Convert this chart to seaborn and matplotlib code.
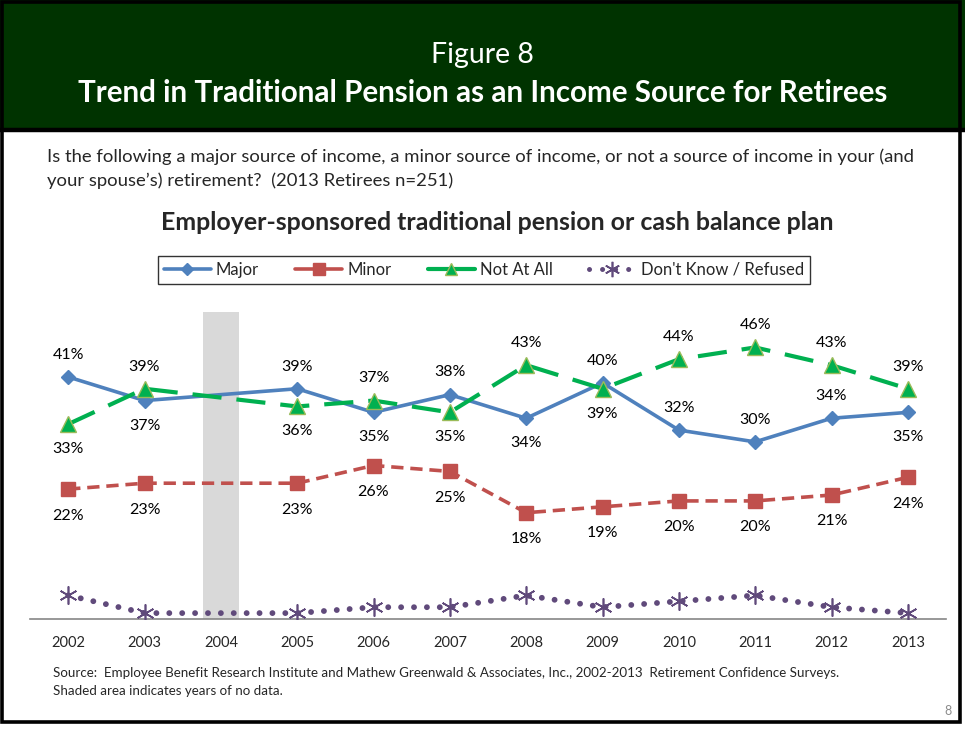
import matplotlib
matplotlib.use("Agg")
import matplotlib.pyplot as plt
from matplotlib.patches import Rectangle
from matplotlib.lines import Line2D
import seaborn as sns
import pandas as pd

# Survey years with data (no survey question in 2004)
years = [2002, 2003, 2005, 2006, 2007, 2008, 2009, 2010, 2011, 2012, 2013]
tick_years = [2002, 2003, 2004, 2005, 2006, 2007, 2008, 2009, 2010, 2011, 2012, 2013]
gap_year = 2004

major = [41, 37, 39, 35, 38, 34, 40, 32, 30, 34, 35]
minor = [22, 23, 23, 26, 25, 18, 19, 20, 20, 21, 24]
not_at_all = [33, 39, 36, 37, 35, 43, 39, 44, 46, 43, 39]
dont_know = [4, 1, 1, 2, 2, 4, 2, 3, 4, 2, 1]

# label placement: +1 above the point, -1 below
major_pos = [1, -1, 1, -1, 1, -1, 1, 1, 1, 1, -1]
minor_pos = [-1] * 11
not_pos = [-1, 1, -1, 1, -1, 1, -1, 1, 1, 1, 1]

sns.set_style("white")
plt.rcParams["font.family"] = ["Lato", "DejaVu Sans"]

W, H = 965, 730
fig = plt.figure(figsize=(W / 100, H / 100), dpi=100)
fig.patch.set_facecolor("white")

def fx(px):
    return px / W

def fy(py):
    return 1 - py / H

# header band
fig.patches.append(Rectangle((0, fy(129)), 1, 129 / H, transform=fig.transFigure,
                             facecolor="#003300", edgecolor="none", zorder=0))
fig.add_artist(Line2D([0, 1], [fy(129.5), fy(129.5)], transform=fig.transFigure,
                      color="black", lw=3.2))
# outer frame
fig.patches.append(Rectangle((fx(2), fy(722)), fx(958), 720 / H, transform=fig.transFigure,
                             facecolor="none", edgecolor="black", lw=2.6, zorder=5))

fig.text(0.5, fy(55), "Figure 8", color="white", fontsize=20.5, ha="center", va="center")
fig.text(0.5, fy(93), "Trend in Traditional Pension as an Income Source for Retirees",
         color="white", fontsize=21.3, fontweight="bold", ha="center", va="center")

fig.text(fx(47), fy(157), "Is the following a major source of income, a minor source of income, "
         "or not a source of income in your (and", fontsize=13.3, ha="left", va="center")
fig.text(fx(47), fy(181), "your spouse\u2019s) retirement?  (2013 Retirees n=251)",
         fontsize=13.3, ha="left", va="center")
fig.text(fx(497), fy(223), "Employer-sponsored traditional pension or cash balance plan",
         fontsize=17.9, fontweight="bold", ha="center", va="center")

fig.text(fx(53), fy(673), "Source:  Employee Benefit Research Institute and Mathew Greenwald & "
         "Associates, Inc., 2002-2013  Retirement Confidence Surveys.", fontsize=9.6,
         ha="left", va="center")
fig.text(fx(53), fy(691), "Shaded area indicates years of no data.", fontsize=9.6,
         ha="left", va="center")
fig.text(fx(948), fy(711), "8", fontsize=9, color="#8c8c8c", ha="center", va="center")

# plotting area
ax = fig.add_axes([fx(30), fy(619), fx(946) - fx(30), (619 - 312) / H])
ax.set_xlim(2001.5, 2013.5)
ax.set_ylim(0, 52)

ax.axvspan(gap_year - 0.24, gap_year + 0.24, color="#d9d9d9", zorder=0, lw=0)

df = pd.DataFrame({"year": years, "Major": major, "Minor": minor,
                   "Not At All": not_at_all, "Don't Know / Refused": dont_know})

styles = {
    "Major": dict(color="#4f81bd", marker="D", markersize=7.5, lw=2.6,
                  ls="-", mec="#4f81bd", mew=1.0, cap="butt"),
    "Minor": dict(color="#c0504d", marker="s", markersize=10.5, lw=2.6,
                  ls=(0, (3.4, 1.9)), mec="#c0504d", mew=1.0, cap="butt"),
    "Not At All": dict(color="#00b050", marker="^", markersize=11, lw=3.0,
                       ls=(0, (7.0, 3.6)), mec="#9bbb59", mew=1.0, cap="butt"),
    "Don't Know / Refused": dict(color="#604a7b", marker=(6, 2, 0), markersize=13,
                                 lw=4.2, ls=(0, (0.01, 2.2)), mec="#604a7b", mew=1.2,
                                 cap="round"),
}

for name, st in styles.items():
    sns.lineplot(data=df, x="year", y=name, ax=ax, color=st["color"], lw=st["lw"],
                 linestyle=st["ls"], marker=st["marker"], markersize=st["markersize"],
                 markeredgecolor=st["mec"], markeredgewidth=st["mew"],
                 dash_capstyle=st["cap"], zorder=3, legend=False)

def label(vals, pos, off_up=16, off_dn=18):
    for x, v, p in zip(years, vals, pos):
        ax.annotate(f"{v}%", (x, v), xytext=(0, off_up if p > 0 else -off_dn),
                    textcoords="offset points", ha="center", va="center",
                    fontsize=11.5, color="black")

label(major, major_pos)
label(not_at_all, not_pos)
label(minor, minor_pos, off_dn=19)

ax.set_xticks(tick_years)
ax.set_xticklabels([str(y) for y in tick_years], fontsize=10.5)
ax.tick_params(axis="x", length=0, pad=12)
ax.set_yticks([])
ax.set_xlabel("")
ax.set_ylabel("")
for s in ["top", "left", "right"]:
    ax.spines[s].set_visible(False)
ax.spines["bottom"].set_color("#868686")
ax.spines["bottom"].set_linewidth(1.2)

# legend keys: solid strokes for the line series, dotted for the last one
handles = []
for n, st in styles.items():
    solid = not n.startswith("Don")
    handles.append(Line2D([], [], color=st["color"], lw=st["lw"] if solid else 3.6,
                          ls="-" if solid else (0, (0.01, 2.6)),
                          marker=st["marker"], markersize=st["markersize"] * 0.85,
                          mec=st["mec"], mew=st["mew"], dash_capstyle=st["cap"]))
leg = fig.legend(handles, list(styles.keys()), loc="center", bbox_to_anchor=(fx(484), fy(270)),
                 ncol=4, fontsize=12, frameon=True, fancybox=False, edgecolor="black",
                 handlelength=2.8, handletextpad=0.3, columnspacing=2.2,
                 borderpad=0.35, borderaxespad=0)
leg.get_frame().set_linewidth(1.0)

fig.savefig("out.png", dpi=100, facecolor="white")
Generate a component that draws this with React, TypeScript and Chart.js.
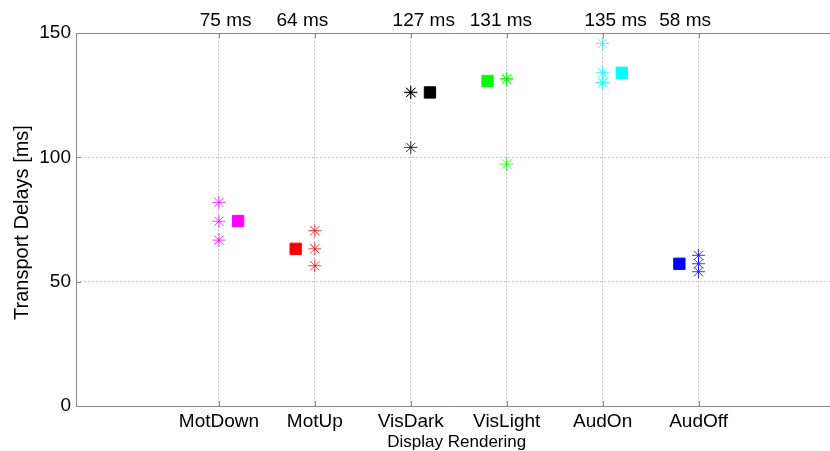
import React, { useEffect, useRef } from "react";
import { Chart, registerables } from "chart.js";

Chart.register(...registerables);

const categories = ["MotDown", "MotUp", "VisDark", "VisLight", "AudOn", "AudOff"];
const categoryX = [1, 2, 3, 4, 5, 6];
const colors = ["#ff00ff", "#ff0000", "#000000", "#00ff00", "#00ffff", "#0000ff"];

const motDownTrials = [81.9, 74.3, 66.7];
const motUpTrials = [70.5, 63.2, 56.4];
const visDarkTrials = [126.2, 126.0, 104.0];
const visLightTrials = [131.7, 131.2, 97.3];
const audOnTrials = [145.8, 134.0, 130.1];
const audOffTrials = [60.6, 57.2, 54.0];
const trials = [motDownTrials, motUpTrials, visDarkTrials, visLightTrials, audOnTrials, audOffTrials];

const meanValues = [74.4, 63.2, 126.1, 130.7, 134.0, 57.2];
const meanX = [1.2, 1.8, 3.2, 3.8, 5.2, 5.8];

const meanLabels = ["75 ms", "64 ms", "127 ms", "131 ms", "135 ms", "58 ms"];
const meanLabelX = [1.07, 1.87, 3.135, 3.94, 5.135, 5.86];

const yTicks = [0, 50, 100, 150];
const xTitle = "Display Rendering";
const yTitle = "Transport Delays [ms]";

const FONT = "'Liberation Sans', Arial, Helvetica, sans-serif";

const framePlugin = {
  id: "frame",
  afterDraw(chart: any) {
    const { ctx, chartArea, scales } = chart;
    const x = scales.x;
    const y = scales.y;
    ctx.save();
    ctx.strokeStyle = "#8a8a8a";
    ctx.lineWidth = 1;
    ctx.beginPath();
    ctx.moveTo(chartArea.left + 0.5, chartArea.top + 0.5);
    ctx.lineTo(chart.width, chartArea.top + 0.5);
    ctx.moveTo(chartArea.left + 0.5, chartArea.bottom + 0.5);
    ctx.lineTo(chart.width, chartArea.bottom + 0.5);
    ctx.moveTo(chartArea.left + 0.5, chartArea.top);
    ctx.lineTo(chartArea.left + 0.5, chartArea.bottom + 1);
    categoryX.forEach((v) => {
      const px = Math.round(x.getPixelForValue(v)) + 0.5;
      ctx.moveTo(px, chartArea.top);
      ctx.lineTo(px, chartArea.top + 5);
      ctx.moveTo(px, chartArea.bottom);
      ctx.lineTo(px, chartArea.bottom - 5);
    });
    yTicks.forEach((v) => {
      const py = Math.round(y.getPixelForValue(v)) + 0.5;
      ctx.moveTo(chartArea.left, py);
      ctx.lineTo(chartArea.left + 5, py);
    });
    ctx.stroke();

    ctx.fillStyle = "#000";
    ctx.font = `19px ${FONT}`;
    ctx.textAlign = "center";
    ctx.textBaseline = "middle";
    meanLabels.forEach((t, i) => {
      ctx.fillText(t, x.getPixelForValue(meanLabelX[i]), 21);
    });

    ctx.font = `17px ${FONT}`;
    ctx.fillText(xTitle, (x.getPixelForValue(1) + x.getPixelForValue(6)) / 2 - 2, 442);

    ctx.font = `20px ${FONT}`;
    ctx.translate(22, (chartArea.top + chartArea.bottom) / 2 + 3);
    ctx.rotate(-Math.PI / 2);
    ctx.fillText(yTitle, 0, 0);
    ctx.restore();
  },
};

export default function App() {
  const ref = useRef<HTMLCanvasElement | null>(null);

  useEffect(() => {
    if (!ref.current) return;
    const datasets: any[] = [];
    categories.forEach((c, i) => {
      datasets.push({
        label: c + " trials",
        data: trials[i].map((v) => ({ x: categoryX[i], y: v })),
        pointStyle: "star",
        pointRadius: 6.5,
        borderColor: colors[i],
        backgroundColor: colors[i],
        borderWidth: 0.8,
        showLine: false,
      });
      datasets.push({
        label: c + " mean",
        data: [{ x: meanX[i], y: meanValues[i] }],
        pointStyle: "rect",
        pointRadius: 8,
        borderColor: colors[i],
        backgroundColor: colors[i],
        borderWidth: 1,
        showLine: false,
      });
    });

    const chart = new Chart(ref.current, {
      type: "scatter",
      data: { datasets },
      plugins: [framePlugin],
      options: {
        animation: false,
        responsive: false,
        maintainAspectRatio: false,
        layout: { autoPadding: false, padding: { left: 0, top: 33, right: 1, bottom: 0 } },
        plugins: { legend: { display: false }, tooltip: { enabled: false } },
        elements: { point: { hoverRadius: 6 } },
        clip: false as any,
        scales: {
          x: {
            type: "linear",
            position: "bottom",
            min: -0.49,
            max: 7.36,
            afterBuildTicks: (s: any) => {
              s.ticks = categoryX.map((v) => ({ value: v }));
            },
            afterFit: (s: any) => {
              s.height = 45;
            },
            ticks: {
              autoSkip: false,
              maxRotation: 0,
              padding: 4,
              color: "#000",
              font: { size: 19, family: FONT },
              callback: (v: any) => {
                const idx = categoryX.indexOf(Number(v));
                return idx >= 0 ? categories[idx] : "";
              },
            },
            grid: { color: "#c4c4c4", lineWidth: 1, drawTicks: false },
            border: { display: false, dash: [2, 2] },
          },
          y: {
            type: "linear",
            min: 0,
            max: 150,
            afterBuildTicks: (s: any) => {
              s.ticks = yTicks.map((v) => ({ value: v }));
            },
            afterFit: (s: any) => {
              s.width = 76;
            },
            ticks: {
              padding: 5,
              color: "#000",
              font: { size: 19, family: FONT },
            },
            grid: { color: "#c4c4c4", lineWidth: 1, drawTicks: false },
            border: { display: false, dash: [2, 2] },
          },
        },
      },
    });
    return () => chart.destroy();
  }, []);

  return (
    <div style={{ position: "absolute", left: 0, top: 0, width: 830, height: 451, background: "#fff" }}>
      <canvas ref={ref} width={830} height={451} style={{ display: "block" }} />
    </div>
  );
}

● **WRITTEN EXERCISE**:
Only the lines from the start of the records to the line with "import pandas as pd" belong in the copy. Print them exactly, minus pictures.

● **WRITTEN RESPONSE**:
Convert this chart to seaborn and matplotlib code.
import matplotlib
matplotlib.use("Agg")
import matplotlib.pyplot as plt
from matplotlib.patches import Rectangle
from matplotlib.lines import Line2D
import seaborn as sns
import pandas as pd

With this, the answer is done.